▶ OBJECTIVE:
The answer is a single number: how many lines hold the string "diagram".

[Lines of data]
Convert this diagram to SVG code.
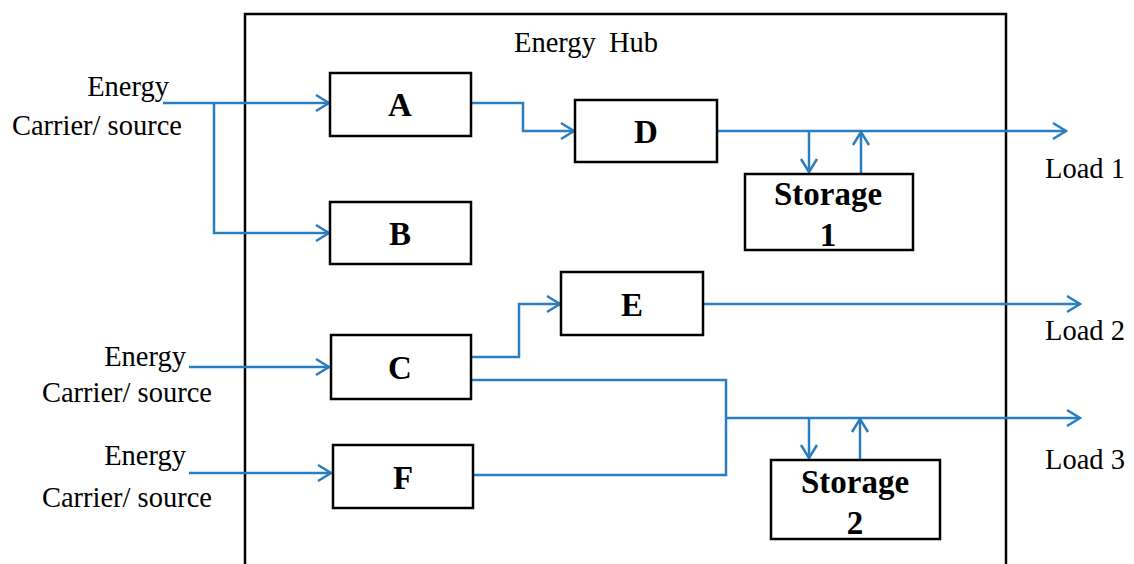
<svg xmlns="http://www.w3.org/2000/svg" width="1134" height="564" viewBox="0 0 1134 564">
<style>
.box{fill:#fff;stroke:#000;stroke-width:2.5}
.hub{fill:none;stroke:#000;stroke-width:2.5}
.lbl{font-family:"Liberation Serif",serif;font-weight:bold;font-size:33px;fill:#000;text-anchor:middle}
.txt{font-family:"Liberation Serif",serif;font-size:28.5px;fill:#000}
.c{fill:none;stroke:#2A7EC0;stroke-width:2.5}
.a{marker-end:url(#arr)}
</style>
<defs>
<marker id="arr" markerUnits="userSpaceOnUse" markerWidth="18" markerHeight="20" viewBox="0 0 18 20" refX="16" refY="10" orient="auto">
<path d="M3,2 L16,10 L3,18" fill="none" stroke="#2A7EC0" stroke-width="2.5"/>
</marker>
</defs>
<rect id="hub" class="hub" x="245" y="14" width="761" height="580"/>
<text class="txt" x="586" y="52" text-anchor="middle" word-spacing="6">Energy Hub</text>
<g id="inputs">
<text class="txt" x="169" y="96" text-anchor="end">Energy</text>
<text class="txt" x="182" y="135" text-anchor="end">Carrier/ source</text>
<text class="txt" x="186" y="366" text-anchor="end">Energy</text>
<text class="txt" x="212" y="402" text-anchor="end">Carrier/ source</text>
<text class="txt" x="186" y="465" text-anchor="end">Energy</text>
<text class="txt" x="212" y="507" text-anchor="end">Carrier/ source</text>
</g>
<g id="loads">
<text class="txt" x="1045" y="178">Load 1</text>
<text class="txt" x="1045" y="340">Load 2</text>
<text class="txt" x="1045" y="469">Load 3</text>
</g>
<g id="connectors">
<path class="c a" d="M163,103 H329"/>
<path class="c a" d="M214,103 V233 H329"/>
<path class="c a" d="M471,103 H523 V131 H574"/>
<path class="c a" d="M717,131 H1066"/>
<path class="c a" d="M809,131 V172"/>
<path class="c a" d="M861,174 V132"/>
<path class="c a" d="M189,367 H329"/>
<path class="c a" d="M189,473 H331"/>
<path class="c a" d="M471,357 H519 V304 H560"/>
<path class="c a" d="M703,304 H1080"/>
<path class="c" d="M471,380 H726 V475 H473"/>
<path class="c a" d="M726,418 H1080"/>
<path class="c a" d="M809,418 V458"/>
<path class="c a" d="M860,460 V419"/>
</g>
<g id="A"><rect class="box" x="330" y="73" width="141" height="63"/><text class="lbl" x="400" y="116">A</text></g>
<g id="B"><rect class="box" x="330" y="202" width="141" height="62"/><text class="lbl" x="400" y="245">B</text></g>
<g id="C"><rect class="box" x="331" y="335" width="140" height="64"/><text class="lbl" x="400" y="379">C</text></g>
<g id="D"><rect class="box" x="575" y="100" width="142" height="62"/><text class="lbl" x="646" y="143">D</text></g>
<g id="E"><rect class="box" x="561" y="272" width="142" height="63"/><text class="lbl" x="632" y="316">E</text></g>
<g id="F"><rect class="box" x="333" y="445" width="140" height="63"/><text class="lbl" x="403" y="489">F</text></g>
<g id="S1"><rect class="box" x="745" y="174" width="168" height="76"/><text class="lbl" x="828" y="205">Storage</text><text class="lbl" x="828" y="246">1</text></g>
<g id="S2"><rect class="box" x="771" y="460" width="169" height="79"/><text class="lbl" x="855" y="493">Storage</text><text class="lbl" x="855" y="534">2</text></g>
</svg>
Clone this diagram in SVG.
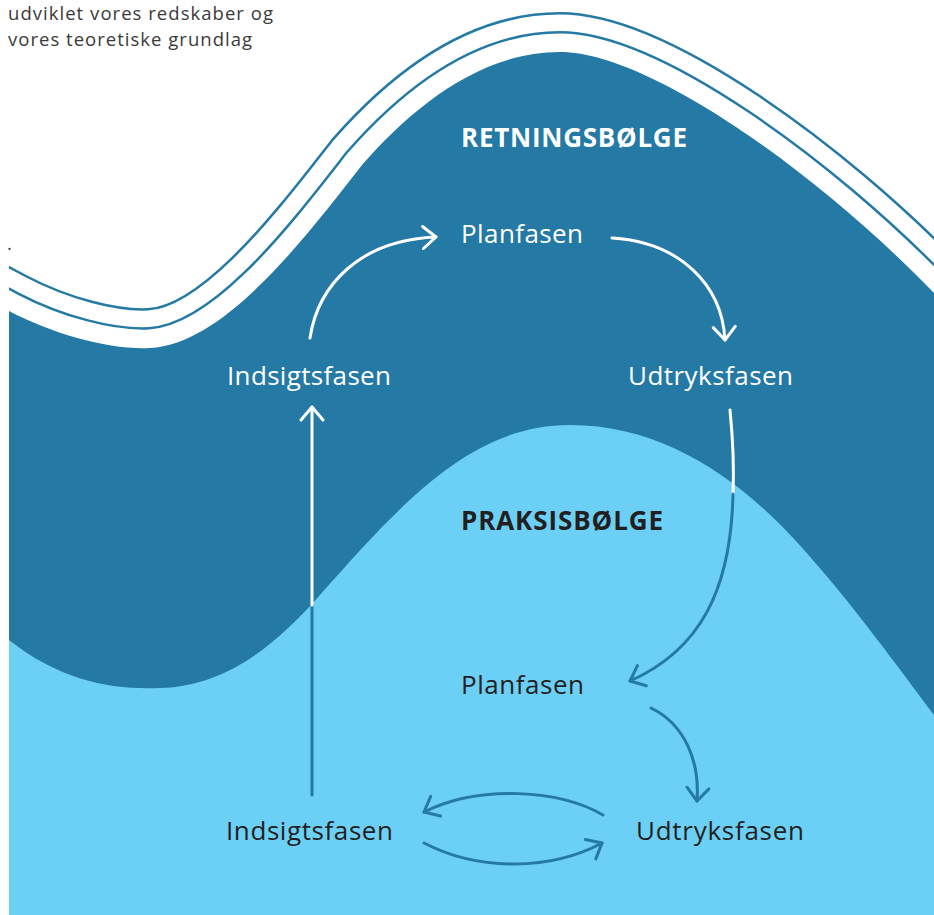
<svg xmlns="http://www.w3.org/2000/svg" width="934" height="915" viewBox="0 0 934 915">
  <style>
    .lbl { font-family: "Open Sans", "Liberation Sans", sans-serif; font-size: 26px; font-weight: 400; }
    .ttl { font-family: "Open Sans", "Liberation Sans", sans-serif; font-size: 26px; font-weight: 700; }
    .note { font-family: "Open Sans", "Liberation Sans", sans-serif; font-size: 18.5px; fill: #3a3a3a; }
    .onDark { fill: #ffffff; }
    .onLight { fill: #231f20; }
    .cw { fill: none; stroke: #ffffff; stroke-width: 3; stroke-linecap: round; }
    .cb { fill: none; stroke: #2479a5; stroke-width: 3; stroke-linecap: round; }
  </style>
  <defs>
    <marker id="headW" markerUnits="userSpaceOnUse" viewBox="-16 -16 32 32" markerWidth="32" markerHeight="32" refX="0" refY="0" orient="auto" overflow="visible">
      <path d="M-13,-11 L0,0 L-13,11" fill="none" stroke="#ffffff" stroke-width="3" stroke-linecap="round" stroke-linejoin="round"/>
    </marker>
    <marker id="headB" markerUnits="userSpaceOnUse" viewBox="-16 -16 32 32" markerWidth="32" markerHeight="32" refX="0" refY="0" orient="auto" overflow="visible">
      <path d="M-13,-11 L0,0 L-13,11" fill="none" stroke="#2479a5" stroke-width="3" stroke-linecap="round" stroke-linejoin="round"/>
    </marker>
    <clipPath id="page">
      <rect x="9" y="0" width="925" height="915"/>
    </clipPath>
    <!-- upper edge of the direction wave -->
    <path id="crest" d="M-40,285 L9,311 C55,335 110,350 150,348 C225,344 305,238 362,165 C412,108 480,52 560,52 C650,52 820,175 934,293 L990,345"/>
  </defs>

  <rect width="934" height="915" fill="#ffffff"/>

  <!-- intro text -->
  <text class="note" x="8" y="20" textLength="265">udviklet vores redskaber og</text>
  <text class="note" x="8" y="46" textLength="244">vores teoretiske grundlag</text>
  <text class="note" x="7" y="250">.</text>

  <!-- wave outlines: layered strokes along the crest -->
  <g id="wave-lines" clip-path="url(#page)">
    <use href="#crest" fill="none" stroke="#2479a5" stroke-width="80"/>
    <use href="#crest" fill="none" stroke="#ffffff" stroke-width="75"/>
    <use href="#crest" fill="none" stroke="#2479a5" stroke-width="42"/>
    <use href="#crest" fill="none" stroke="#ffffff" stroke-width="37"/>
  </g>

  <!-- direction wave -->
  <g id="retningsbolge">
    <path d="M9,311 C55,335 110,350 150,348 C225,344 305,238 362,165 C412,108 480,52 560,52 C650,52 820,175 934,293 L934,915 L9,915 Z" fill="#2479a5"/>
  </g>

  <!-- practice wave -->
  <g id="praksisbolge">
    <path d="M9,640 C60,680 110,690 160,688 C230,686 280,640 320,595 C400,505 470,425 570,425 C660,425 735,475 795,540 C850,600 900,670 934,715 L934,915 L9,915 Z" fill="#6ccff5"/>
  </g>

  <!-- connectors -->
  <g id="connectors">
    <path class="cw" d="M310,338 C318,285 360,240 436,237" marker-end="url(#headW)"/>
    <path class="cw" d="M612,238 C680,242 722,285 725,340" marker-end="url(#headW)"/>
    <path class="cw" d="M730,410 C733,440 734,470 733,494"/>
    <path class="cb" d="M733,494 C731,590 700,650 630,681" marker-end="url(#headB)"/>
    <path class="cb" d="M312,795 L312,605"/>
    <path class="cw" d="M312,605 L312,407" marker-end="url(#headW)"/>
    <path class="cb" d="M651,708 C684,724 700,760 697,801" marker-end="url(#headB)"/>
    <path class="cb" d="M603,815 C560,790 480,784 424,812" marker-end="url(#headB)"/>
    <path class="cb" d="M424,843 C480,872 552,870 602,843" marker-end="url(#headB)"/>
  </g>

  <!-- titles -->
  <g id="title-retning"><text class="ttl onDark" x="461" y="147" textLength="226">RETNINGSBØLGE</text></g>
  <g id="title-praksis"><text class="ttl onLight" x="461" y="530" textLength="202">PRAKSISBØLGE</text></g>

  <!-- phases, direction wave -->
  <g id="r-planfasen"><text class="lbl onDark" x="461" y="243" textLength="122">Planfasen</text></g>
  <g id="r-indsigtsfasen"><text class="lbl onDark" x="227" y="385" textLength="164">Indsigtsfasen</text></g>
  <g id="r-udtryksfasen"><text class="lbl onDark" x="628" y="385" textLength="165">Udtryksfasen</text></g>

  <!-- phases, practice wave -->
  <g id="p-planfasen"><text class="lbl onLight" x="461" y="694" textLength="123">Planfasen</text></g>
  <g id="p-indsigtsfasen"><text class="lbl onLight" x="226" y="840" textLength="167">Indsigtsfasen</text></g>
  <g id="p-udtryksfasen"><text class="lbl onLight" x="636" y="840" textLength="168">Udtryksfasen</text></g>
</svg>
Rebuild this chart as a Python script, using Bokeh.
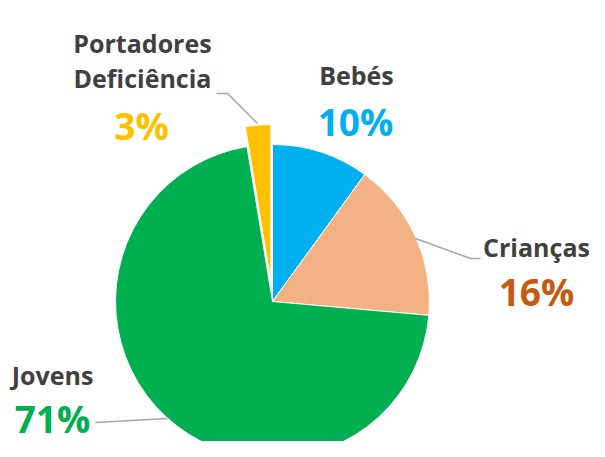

▶ FINAL RESULT:
2